Latino community hit hard by COVID-19, officials say

Current data indicates that nearly one-fourth of cases in Lane County are in the Latino community, but that statistic could be skewed.

Posted: Apr 16, 2020 7:32 PM
Updated: Apr 16, 2020 7:36 PM

EUGENE, Ore. -- While the coronavirus doesn't care if you are black or white, officials with Lane County Public Health say communities of color are being disproportionately impacted by the virus.

Lane County Public Health spokesperson Jason Davis said the reason behind it is what they call social disparities of health.

Eric Richardson is the executive director of the NAACP in Eugene. He said he is not surprised by the disparity.

"African Americans in the United States are very much a urban population, and so we are in the more denser cities," Richardson said.

Richardson said people of color are more likely to have underlying health conditions compared to white people because of a lack of health care and other important services. Those underlying health conditions can cause the coronavirus to be more lethal.

Davis said out of all of the confirmed cases of COVID-19 in Lane County, 24.4% were from the Latino community, a minority group that makes up 9.3% of the county's population. But he said that statistic could be higher or lower due to missing information from 10 cases.

David Sáez is the executive director for Centro Latino Americano, a nonprofit that provides a number of services to Latino and immigrant families in Lane County. He said that a recent survey found many are worried about getting their basic needs like food and money to pay rent.

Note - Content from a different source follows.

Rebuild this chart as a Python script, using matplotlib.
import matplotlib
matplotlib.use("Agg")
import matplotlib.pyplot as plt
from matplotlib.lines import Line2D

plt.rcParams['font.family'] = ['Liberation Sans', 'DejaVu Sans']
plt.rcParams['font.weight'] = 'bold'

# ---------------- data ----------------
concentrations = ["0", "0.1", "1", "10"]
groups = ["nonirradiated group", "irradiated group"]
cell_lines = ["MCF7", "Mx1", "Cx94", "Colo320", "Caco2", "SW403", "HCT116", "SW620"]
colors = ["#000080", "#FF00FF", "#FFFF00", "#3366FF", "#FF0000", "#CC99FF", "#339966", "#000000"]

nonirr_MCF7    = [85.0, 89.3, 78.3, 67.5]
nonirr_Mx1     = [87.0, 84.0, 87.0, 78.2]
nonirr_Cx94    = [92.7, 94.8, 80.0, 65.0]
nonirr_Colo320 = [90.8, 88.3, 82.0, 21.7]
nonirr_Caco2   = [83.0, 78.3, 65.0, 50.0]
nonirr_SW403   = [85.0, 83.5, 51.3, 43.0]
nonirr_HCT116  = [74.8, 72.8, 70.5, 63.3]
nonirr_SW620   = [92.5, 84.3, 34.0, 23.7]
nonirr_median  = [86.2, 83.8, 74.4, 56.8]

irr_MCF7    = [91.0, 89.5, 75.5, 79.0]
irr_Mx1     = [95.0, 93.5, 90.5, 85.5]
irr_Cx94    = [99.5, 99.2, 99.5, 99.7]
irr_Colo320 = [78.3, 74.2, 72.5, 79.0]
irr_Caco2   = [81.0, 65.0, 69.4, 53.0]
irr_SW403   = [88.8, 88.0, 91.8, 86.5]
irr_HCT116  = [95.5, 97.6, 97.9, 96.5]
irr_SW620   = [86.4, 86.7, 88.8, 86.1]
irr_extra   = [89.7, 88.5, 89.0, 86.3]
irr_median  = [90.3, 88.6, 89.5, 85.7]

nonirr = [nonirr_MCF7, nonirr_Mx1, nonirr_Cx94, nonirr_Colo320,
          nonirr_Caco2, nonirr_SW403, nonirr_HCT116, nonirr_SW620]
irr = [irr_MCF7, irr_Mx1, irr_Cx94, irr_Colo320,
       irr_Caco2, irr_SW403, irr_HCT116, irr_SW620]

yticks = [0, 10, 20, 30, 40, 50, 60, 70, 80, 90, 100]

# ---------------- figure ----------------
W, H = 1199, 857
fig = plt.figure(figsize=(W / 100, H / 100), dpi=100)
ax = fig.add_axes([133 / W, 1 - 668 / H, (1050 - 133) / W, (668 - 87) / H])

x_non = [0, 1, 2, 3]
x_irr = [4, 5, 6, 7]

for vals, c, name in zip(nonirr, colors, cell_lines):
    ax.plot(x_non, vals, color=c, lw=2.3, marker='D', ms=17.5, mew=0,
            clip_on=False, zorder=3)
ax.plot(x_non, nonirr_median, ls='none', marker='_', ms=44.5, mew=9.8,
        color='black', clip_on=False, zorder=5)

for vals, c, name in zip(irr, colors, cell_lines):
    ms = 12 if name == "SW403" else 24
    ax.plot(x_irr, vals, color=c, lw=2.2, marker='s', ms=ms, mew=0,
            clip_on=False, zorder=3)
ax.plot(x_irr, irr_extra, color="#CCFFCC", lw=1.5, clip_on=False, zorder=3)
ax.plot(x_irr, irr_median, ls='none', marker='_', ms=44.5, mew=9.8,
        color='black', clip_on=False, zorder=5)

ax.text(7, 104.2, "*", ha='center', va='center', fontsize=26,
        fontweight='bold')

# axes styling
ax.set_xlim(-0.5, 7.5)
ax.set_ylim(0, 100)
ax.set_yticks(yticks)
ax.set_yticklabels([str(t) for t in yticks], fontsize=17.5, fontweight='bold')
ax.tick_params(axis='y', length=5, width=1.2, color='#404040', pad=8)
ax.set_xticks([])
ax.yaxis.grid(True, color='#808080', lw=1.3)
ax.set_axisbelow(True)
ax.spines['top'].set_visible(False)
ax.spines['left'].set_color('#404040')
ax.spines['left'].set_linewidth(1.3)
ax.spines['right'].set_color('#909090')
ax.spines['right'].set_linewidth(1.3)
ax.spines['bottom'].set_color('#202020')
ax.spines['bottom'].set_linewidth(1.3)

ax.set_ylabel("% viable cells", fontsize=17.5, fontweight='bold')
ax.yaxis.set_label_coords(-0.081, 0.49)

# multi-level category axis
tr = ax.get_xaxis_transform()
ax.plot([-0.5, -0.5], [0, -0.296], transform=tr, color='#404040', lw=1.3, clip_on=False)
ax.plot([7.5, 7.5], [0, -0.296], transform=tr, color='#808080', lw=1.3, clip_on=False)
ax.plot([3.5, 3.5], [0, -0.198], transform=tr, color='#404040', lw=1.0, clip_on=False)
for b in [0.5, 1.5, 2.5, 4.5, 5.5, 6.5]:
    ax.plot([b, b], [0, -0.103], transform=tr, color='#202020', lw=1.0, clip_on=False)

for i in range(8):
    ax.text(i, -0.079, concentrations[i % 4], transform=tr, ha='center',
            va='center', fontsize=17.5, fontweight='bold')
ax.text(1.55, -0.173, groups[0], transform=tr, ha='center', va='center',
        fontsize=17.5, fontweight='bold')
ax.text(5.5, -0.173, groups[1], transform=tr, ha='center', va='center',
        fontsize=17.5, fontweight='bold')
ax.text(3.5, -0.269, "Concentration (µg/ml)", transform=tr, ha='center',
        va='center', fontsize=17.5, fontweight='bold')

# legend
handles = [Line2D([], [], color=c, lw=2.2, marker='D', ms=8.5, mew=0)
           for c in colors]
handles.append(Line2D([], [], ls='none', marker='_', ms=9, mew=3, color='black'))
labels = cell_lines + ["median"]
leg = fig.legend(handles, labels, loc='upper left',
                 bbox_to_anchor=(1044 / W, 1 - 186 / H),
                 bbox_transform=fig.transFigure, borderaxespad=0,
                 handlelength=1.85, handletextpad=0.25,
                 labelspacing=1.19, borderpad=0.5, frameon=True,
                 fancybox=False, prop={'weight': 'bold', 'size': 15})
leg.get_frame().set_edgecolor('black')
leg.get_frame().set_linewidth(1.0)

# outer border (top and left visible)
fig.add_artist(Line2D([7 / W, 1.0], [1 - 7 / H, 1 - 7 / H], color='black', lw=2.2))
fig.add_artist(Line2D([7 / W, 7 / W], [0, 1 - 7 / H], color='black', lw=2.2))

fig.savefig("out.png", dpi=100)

"Some of them are working in areas that are essential," Sáez said. "There is a great opportunity for infection and disease to spread."

Sáez said one issue they have been struggling with is getting local information out to people who only speak Spanish. While Lane County has made some accommodations for Spanish speakers, he said more is needed.

"Information they can understand, and that can help them take actions that can help all of us stay healthy," Sáez said.

Davis said they are working to adapt to address the disparities and are working to provide minority groups with the resources and education they need.